* **DESCRIPTION OF THE TASK**: Output the full listing below exactly as it reads, and skip anything that is a picture.

* **SOURCE EXCERPT**:
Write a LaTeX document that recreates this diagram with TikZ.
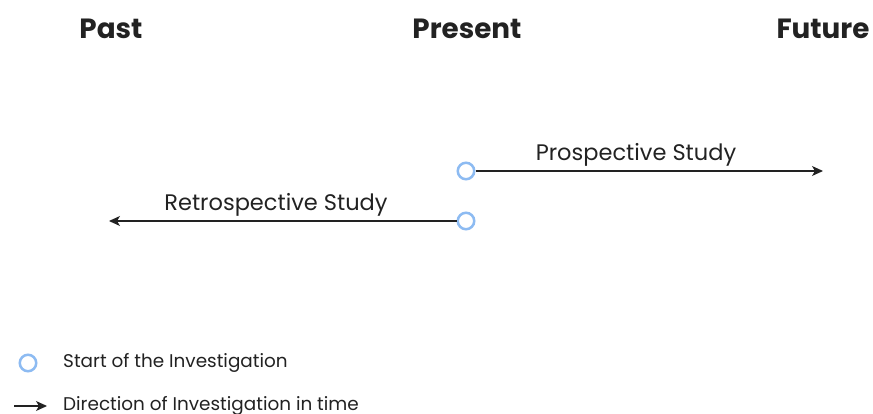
\documentclass[tikz,border=0pt]{standalone}
\usepackage{fontspec}
\setmainfont{Poppins}
\usetikzlibrary{arrows.meta}
\definecolor{ink}{HTML}{222222}
\definecolor{startblue}{HTML}{8DBBF2}
\begin{document}
\begin{tikzpicture}[x=1pt,y=-1pt,
  heading/.style={font=\fontsize{27.8}{32}\selectfont\bfseries, text=ink, inner sep=0pt},
  studylabel/.style={font=\fontsize{22.5}{26}\selectfont, text=ink, inner sep=0pt},
  legendtext/.style={font=\fontsize{18.4}{22}\selectfont, text=ink, inner sep=0pt, anchor=west},
  startpt/.style={circle, draw=startblue, line width=2.5pt, fill=white, minimum size=16.5pt, inner sep=0pt},
  timearrow/.style={draw=ink, line width=1.2pt, -{Stealth[length=11pt,width=10pt,inset=3pt]}}
]
\useasboundingbox (0,0) rectangle (873,414);

% time headings
\node[heading] (past) at (111,29) {Past};
\node[heading] (present) at (467,29) {Present};
\node[heading] (future) at (823,29) {Future};

% starting points of the two studies
\node[startpt] (pstart) at (466,171) {};
\node[startpt] (rstart) at (466,221) {};
\coordinate (pend) at (823,171);
\coordinate (rend) at (109,221);

% studies
\draw[timearrow] (pstart) -- (pend);
\draw[timearrow] (rstart) -- (rend);
\node[studylabel] (plabel) at (636,155) {Prospective Study};
\node[studylabel] (rlabel) at (276,205) {Retrospective Study};

% legend
\node[startpt] (lcirc) at (28,363) {};
\node[legendtext] (ltext1) at (63,363) {Start of the Investigation};
\coordinate (larr1) at (14,406);
\coordinate (larr2) at (47,406);
\draw[timearrow] (larr1) -- (larr2);
\node[legendtext] (ltext2) at (63,406) {Direction of Investigation in time};
\end{tikzpicture}
\end{document}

* **THE RESPONSE**:
Write a LaTeX document that recreates this diagram with TikZ.
\documentclass[tikz,border=0pt]{standalone}
\usepackage{fontspec}
\setmainfont{Poppins}
\usetikzlibrary{arrows.meta}
\definecolor{ink}{HTML}{222222}
\definecolor{startblue}{HTML}{8DBBF2}
\begin{document}
\begin{tikzpicture}[x=1pt,y=-1pt,
  heading/.style={font=\fontsize{27.8}{32}\selectfont\bfseries, text=ink, inner sep=0pt},
  studylabel/.style={font=\fontsize{22.5}{26}\selectfont, text=ink, inner sep=0pt},
  legendtext/.style={font=\fontsize{18.4}{22}\selectfont, text=ink, inner sep=0pt, anchor=west},
  startpt/.style={circle, draw=startblue, line width=2.5pt, fill=white, minimum size=16.5pt, inner sep=0pt},
  timearrow/.style={draw=ink, line width=1.2pt, -{Stealth[length=11pt,width=10pt,inset=3pt]}}
]
\useasboundingbox (0,0) rectangle (873,414);

% time headings
\node[heading] (past) at (111,29) {Past};
\node[heading] (present) at (467,29) {Present};
\node[heading] (future) at (823,29) {Future};

% starting points of the two studies
\node[startpt] (pstart) at (466,171) {};
\node[startpt] (rstart) at (466,221) {};
\coordinate (pend) at (823,171);
\coordinate (rend) at (109,221);

% studies
\draw[timearrow] (pstart) -- (pend);
\draw[timearrow] (rstart) -- (rend);
\node[studylabel] (plabel) at (636,155) {Prospective Study};
\node[studylabel] (rlabel) at (276,205) {Retrospective Study};

% legend
\node[startpt] (lcirc) at (28,363) {};
\node[legendtext] (ltext1) at (63,363) {Start of the Investigation};
\coordinate (larr1) at (14,406);
\coordinate (larr2) at (47,406);
\draw[timearrow] (larr1) -- (larr2);
\node[legendtext] (ltext2) at (63,406) {Direction of Investigation in time};
\end{tikzpicture}
\end{document}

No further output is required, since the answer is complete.